Indeed, two things are afoot. First, the public is fed up with our country’s insurance-dominated health care system, which cares first about corporate profits and only secondarily about the health needs of America’s people. As a result, we pay more for health coverage than any other country, yet the quality of care we get ranks 37th in the world (below such countries as Malta, Morocco, Chile and Dominica).

Insurance companies maintain a massive money-sucking bureaucracy that exists essentially to say “no” to policy-holders who need approval for treatment and to say “hell no” to anyone who can’t afford the ever-escalating price for those policies. In the richest country in the history of the world, 47 million Americans are uncovered, and many millions more have “coverage” so thin that it leaves their families out in the cold for most ailments. This is why 76 percent of the people said in a March poll by the Pew Research Center that our health care system either needs “fundamental changes” or needs to be “completely rebuilt.”
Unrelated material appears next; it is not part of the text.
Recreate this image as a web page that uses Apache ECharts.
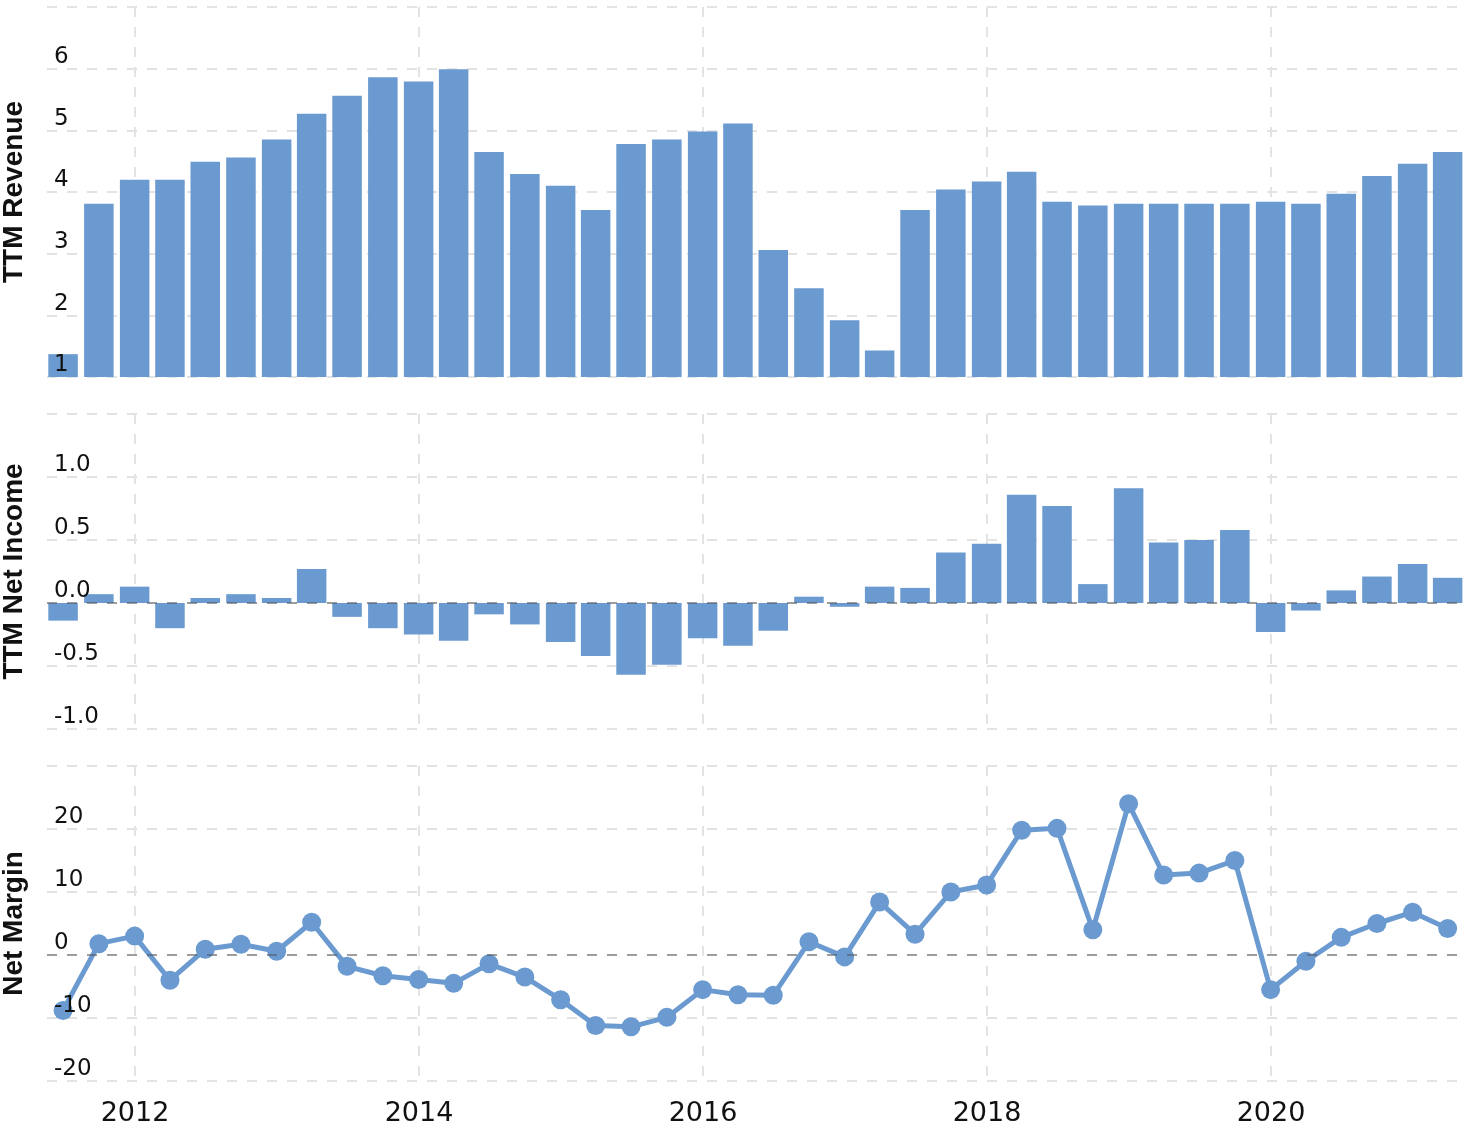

Which brings us to the second factor in play: political change. Americans have been angry about the insurance-run system for years, but neither party produced results. Bill Clinton botched reform in the early ’90s, spooking Democrats so badly that, for years, they wouldn’t even attempt major reforms. George W. Bush and congressional Republicans never met an insurance company they wouldn’t hug, take money from and serve faithfully, so they’ve simply ignored the people.